Real-time server, network and application information along with configuration and asset information are automatically collected and fed into service model dashboards that show the health of services and underlying infrastructure.
The ability to identify trends based on the number and severity of problems for each asset class helps IT staff predict and prevent service-impacting problems.
To evolve with citizen expectations, the city needed to establish a delivery model that allows IT staff to identify recurring problems and initiate proactive measures to prevent further disruptions and outages.

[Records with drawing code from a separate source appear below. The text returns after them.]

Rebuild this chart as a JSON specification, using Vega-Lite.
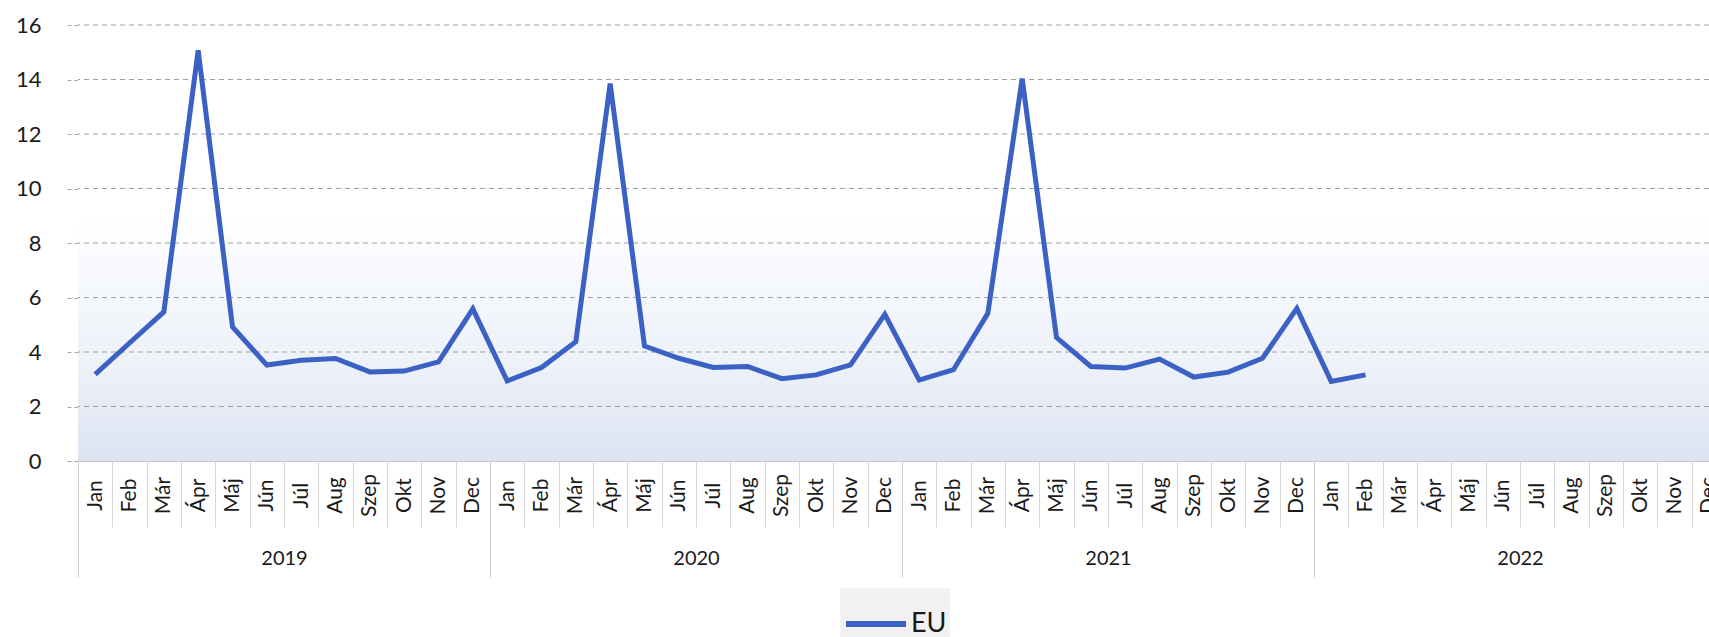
{
  "$schema": "https://vega.github.io/schema/vega-lite/v6.json",
  "width": 1631,
  "height": 436,
  "autosize": {"type": "none"},
  "padding": {"left": 78, "top": 25, "right": 0, "bottom": 176},
  "background": "white",
  "config": {"view": {"stroke": null}, "font": "Lato"},
  "layer": [
    {
      "data": {"values": [{"ev": "2019"}, {"ev": "2020"}, {"ev": "2021"}, {"ev": "2022"}]},
      "mark": {
        "type": "rect",
        "stroke": null,
        "fill": {
          "gradient": "linear", "x1": 0, "y1": 0, "x2": 0, "y2": 1,
          "stops": [
            {"offset": 0, "color": "#ffffff"},
            {"offset": 0.44, "color": "#ffffff"},
            {"offset": 0.56, "color": "#f7f9fd"},
            {"offset": 0.78, "color": "#edf1f8"},
            {"offset": 1, "color": "#dce3f2"}
          ]
        }
      },
      "encoding": {
        "x": {
          "field": "ev", "type": "nominal",
          "scale": {"type": "band", "range": [0, 1648], "paddingInner": 0, "paddingOuter": 0},
          "axis": {
            "title": null, "orient": "bottom", "domain": false, "labelAngle": 0,
            "tickBand": "extent", "tickSize": 116, "tickColor": "#cfcfcf",
            "labelPadding": -19, "labelBaseline": "middle", "labelFontSize": 20,
            "labelColor": "#1a1a1a", "labelFont": "Lato"
          }
        },
        "y": {"datum": 0, "type": "quantitative", "scale": {"domain": [0, 16], "nice": false}},
        "y2": {"datum": 16}
      }
    },
    {
      "data": {"values": [{"g": 2}, {"g": 4}, {"g": 6}, {"g": 8}, {"g": 10}, {"g": 12}, {"g": 14}, {"g": 16}]},
      "mark": {"type": "rule", "color": "#a0a0a0", "strokeDash": [5, 4], "strokeWidth": 1},
      "encoding": {
        "y": {"field": "g", "type": "quantitative"}
      }
    },
    {
      "data": {
        "values": [
          {"ho": "2019-01", "v": 3.18}, {"ho": "2019-02", "v": 4.33}, {"ho": "2019-03", "v": 5.47}, {"ho": "2019-04", "v": 15.07},
          {"ho": "2019-05", "v": 4.92}, {"ho": "2019-06", "v": 3.52}, {"ho": "2019-07", "v": 3.7}, {"ho": "2019-08", "v": 3.76},
          {"ho": "2019-09", "v": 3.27}, {"ho": "2019-10", "v": 3.3}, {"ho": "2019-11", "v": 3.64}, {"ho": "2019-12", "v": 5.58},
          {"ho": "2020-01", "v": 2.94}, {"ho": "2020-02", "v": 3.43}, {"ho": "2020-03", "v": 4.38}, {"ho": "2020-04", "v": 13.85},
          {"ho": "2020-05", "v": 4.22}, {"ho": "2020-06", "v": 3.77}, {"ho": "2020-07", "v": 3.43}, {"ho": "2020-08", "v": 3.47},
          {"ho": "2020-09", "v": 3.02}, {"ho": "2020-10", "v": 3.16}, {"ho": "2020-11", "v": 3.53}, {"ho": "2020-12", "v": 5.38},
          {"ho": "2021-01", "v": 2.97}, {"ho": "2021-02", "v": 3.35}, {"ho": "2021-03", "v": 5.42}, {"ho": "2021-04", "v": 14.03},
          {"ho": "2021-05", "v": 4.53}, {"ho": "2021-06", "v": 3.47}, {"ho": "2021-07", "v": 3.41}, {"ho": "2021-08", "v": 3.74},
          {"ho": "2021-09", "v": 3.08}, {"ho": "2021-10", "v": 3.26}, {"ho": "2021-11", "v": 3.77}, {"ho": "2021-12", "v": 5.6},
          {"ho": "2022-01", "v": 2.92}, {"ho": "2022-02", "v": 3.16}
        ]
      },
      "mark": {"type": "line", "strokeWidth": 5, "strokeJoin": "miter"},
      "encoding": {
        "x": {
          "field": "ho", "type": "ordinal", "bandPosition": 0.5,
          "scale": {
            "type": "band", "range": [0, 1648], "paddingInner": 0, "paddingOuter": 0,
            "domain": ["2019-01","2019-02","2019-03","2019-04","2019-05","2019-06","2019-07","2019-08","2019-09","2019-10","2019-11","2019-12",
                       "2020-01","2020-02","2020-03","2020-04","2020-05","2020-06","2020-07","2020-08","2020-09","2020-10","2020-11","2020-12",
                       "2021-01","2021-02","2021-03","2021-04","2021-05","2021-06","2021-07","2021-08","2021-09","2021-10","2021-11","2021-12",
                       "2022-01","2022-02","2022-03","2022-04","2022-05","2022-06","2022-07","2022-08","2022-09","2022-10","2022-11","2022-12"]
          },
          "axis": {
            "title": null, "orient": "bottom",
            "labelExpr": "['Jan','Feb','Már','Ápr','Máj','Jún','Júl','Aug','Szep','Okt','Nov','Dec'][toNumber(substring(datum.value,5,7))-1]",
            "labelAngle": -90, "labelAlign": "center", "labelBaseline": "middle",
            "labelPadding": -32, "labelFontSize": 21, "labelColor": "#1a1a1a", "labelFont": "Lato",
            "labelOverlap": false, "labelBound": false,
            "tickBand": "extent", "tickSize": 66, "tickColor": "#d6d6d6",
            "domainColor": "#c8c8c8", "domainWidth": 1
          }
        },
        "y": {
          "field": "v", "type": "quantitative",
          "scale": {"domain": [0, 16], "nice": false},
          "axis": {
            "title": null, "values": [0, 2, 4, 6, 8, 10, 12, 14, 16], "grid": false,
            "tickSize": 11, "tickColor": "#a6a6a6", "tickDash": [4, 3],
            "domainColor": "#c8c8c8", "labelPadding": 26, "labelFontSize": 22,
            "labelColor": "#1a1a1a", "labelFont": "Lato"
          }
        },
        "color": {
          "datum": "EU",
          "scale": {"range": ["#3b61c4"]},
          "legend": {
            "title": null, "orient": "none", "legendX": 762, "legendY": 563,
            "symbolType": "stroke", "symbolStrokeWidth": 6, "symbolSize": 3600,
            "labelFontSize": 27, "labelColor": "#1a1a1a", "labelFont": "Lato",
            "fillColor": "#f2f2f2", "padding": 3, "labelOffset": 2
          }
        }
      }
    }
  ],
  "resolve": {"scale": {"x": "independent"}, "axis": {"x": "independent"}}
}
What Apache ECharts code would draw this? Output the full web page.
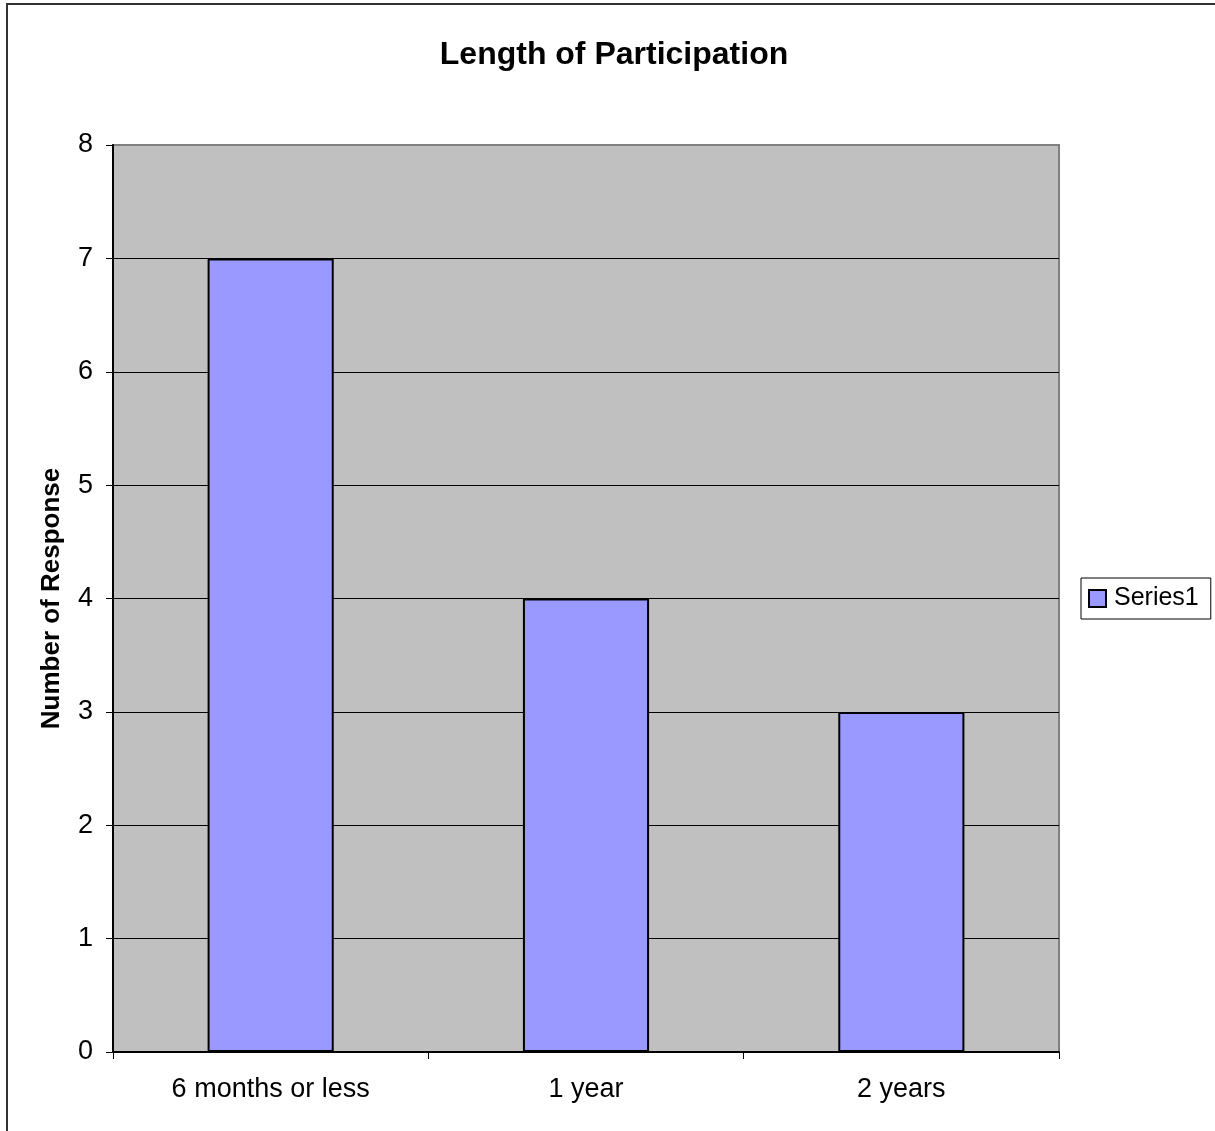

Creating a Smarter City Took a Foundation, a Business Case and a Single Point of Control
Previously, each sercer, application and network team used point monitoring tools. The foundation consolidated systems, network and application alerts laid the foundation. Once real-time data was aggregated, real discussions about moving to a service framework were held.
To build a case, the city started reaching out to several vendors regarding the creation of service dashboards that brought IT infrastructure Library(ITIL®) best practices to life.
The executive managers in the city knew a long-term perspective was needed but the support wasn’t widespread. By consolidating operations with edgeTI’s Single Point of Control, visualizing what was possible helped the remaining stakeholders across city agencies.
“We were monitoring the bits and pieces of our core services, but we didn’t have the end-to-end visibility for service modeling and tracking SLA performance. This meant more calls, higher MTTR(Mean Time to Repair), and extended outage durations.”